We are so egoistically engrossed about God’s giving of the answer that we forget His gift of the prayer itself. But it is not a question simply of willing to pray, but of accepting and using as God’s will the gift and the power to pray. In every act of prayer we have already begun to do God’s will, for which above all things we pray. The prayer within all prayer is “Thy will be done.” And has that petition not a special significance here? “My prayer is Thy Will. Thou didst create it in me. It is Thine more than mine. Perfect Thine own will”—all that is the paraphrase, from this viewpoint, of “Hear my prayer.” “The will to pray,” we say, “is Thy will. Let that be done both in my petition and in Thy perfecting of it.” The petition is half God’s will. It is God’s will inchoate. “Thy will”(in my prayer) “be done (in Thy answer). It is Thine both to will and to do. Thy will be done in heaven—in the answer, as it is done upon earth—in the asking.”

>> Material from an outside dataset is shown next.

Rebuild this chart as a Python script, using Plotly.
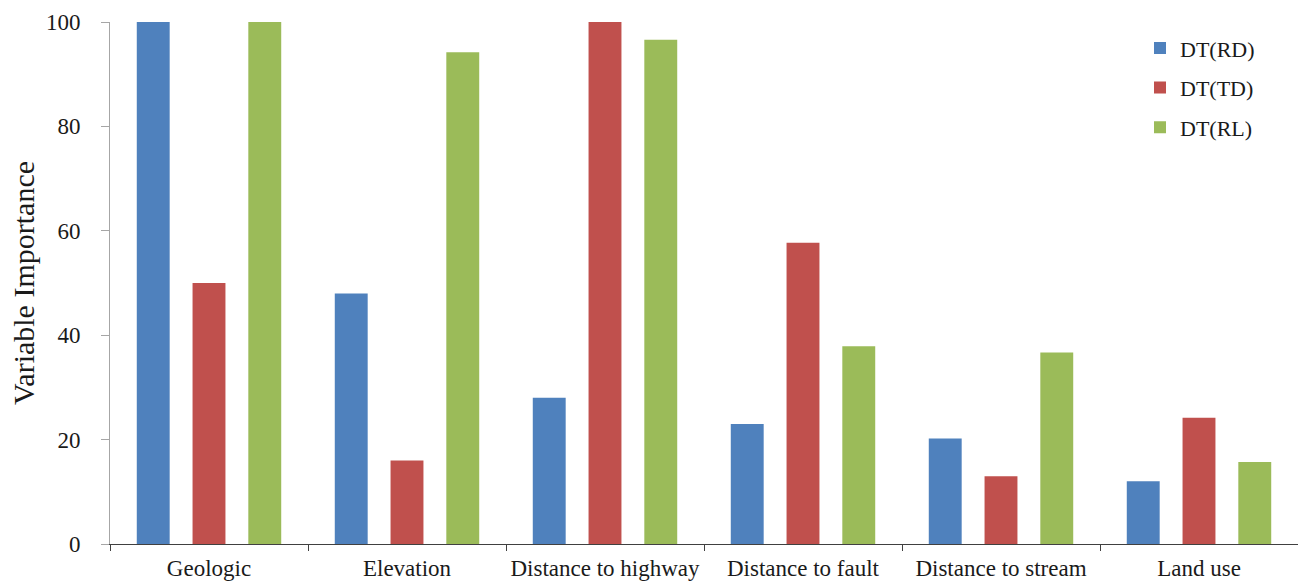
import plotly.graph_objects as go

# Variable importance for three decision-tree models
categories = ["Geologic", "Elevation", "Distance to highway",
              "Distance to fault", "Distance to stream", "Land use"]
dt_rd = [100, 48, 28, 23, 20.2, 12]
dt_td = [50, 16, 100, 57.7, 13, 24.2]
dt_rl = [100, 94.2, 96.6, 37.9, 36.7, 15.7]

series_names = ["DT(RD)", "DT(TD)", "DT(RL)"]
series_values = [dt_rd, dt_td, dt_rl]
series_colors = ["#4F81BD", "#C0504D", "#9BBB59"]

font_family = "Liberation Serif, Times New Roman, serif"

fig = go.Figure()
for name, vals, color in zip(series_names, series_values, series_colors):
    fig.add_trace(go.Bar(
        x=categories, y=vals, name=name, legendgroup=name,
        marker=dict(color=color, line=dict(width=0)),
    ))

plot_left, plot_width = 110, 1188

fig.update_layout(
    width=1298, height=585,
    margin=dict(l=plot_left, r=0, t=22, b=41),
    paper_bgcolor="white", plot_bgcolor="white",
    barmode="group", bargap=0.155, bargroupgap=0.41,
    font=dict(family=font_family, size=22, color="#1a1a1a"),
    showlegend=True,
    legend=dict(
        x=(1140 - plot_left) / plot_width, y=0.99,
        xanchor="left", yanchor="top",
        font=dict(size=22), tracegroupgap=8,
        bgcolor="rgba(0,0,0,0)", itemwidth=30,
    ),
)

fig.update_xaxes(
    showline=True, linecolor="#404040", linewidth=1,
    ticks="outside", tickson="boundaries", ticklen=6, tickcolor="#404040",
    showgrid=False, tickfont=dict(size=23), ticklabelstandoff=3,
    tickangle=0, automargin=False,
)
fig.update_yaxes(
    range=[0, 100], tickvals=[0, 20, 40, 60, 80, 100],
    showline=True, linecolor="#A6A6A6", linewidth=1,
    ticks="outside", ticklen=8, tickcolor="#A6A6A6",
    showgrid=False, zeroline=False, tickfont=dict(size=23),
    ticklabelstandoff=16, automargin=False,
    title=dict(text="Variable Importance", font=dict(size=30), standoff=2),
)

fig.write_html("out.html")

Prayer has its great end when it lifts us to be more conscious and more sure of the gift than the need, of the grace than the sin. As petition rises out of need or sin, in our first prayer it comes first; but it may fall into a subordinate place when, at the end and height of our worship, we are filled with the fullness of God. “In that day ye shall ask Me nothing.” Inward sorrow is fulfilled in the prayer of petition; inward joy in the prayer of thanksgiving. And this thought helps to deal with the question as to the hearing of prayer, and especially its answer. Or rather as to the place and kind of answer. We shall come one day to a heaven where we shall gratefully know that God’s great refusals were sometimes the true answers to our truest prayer. Our soul is fulfilled if our petitionis not.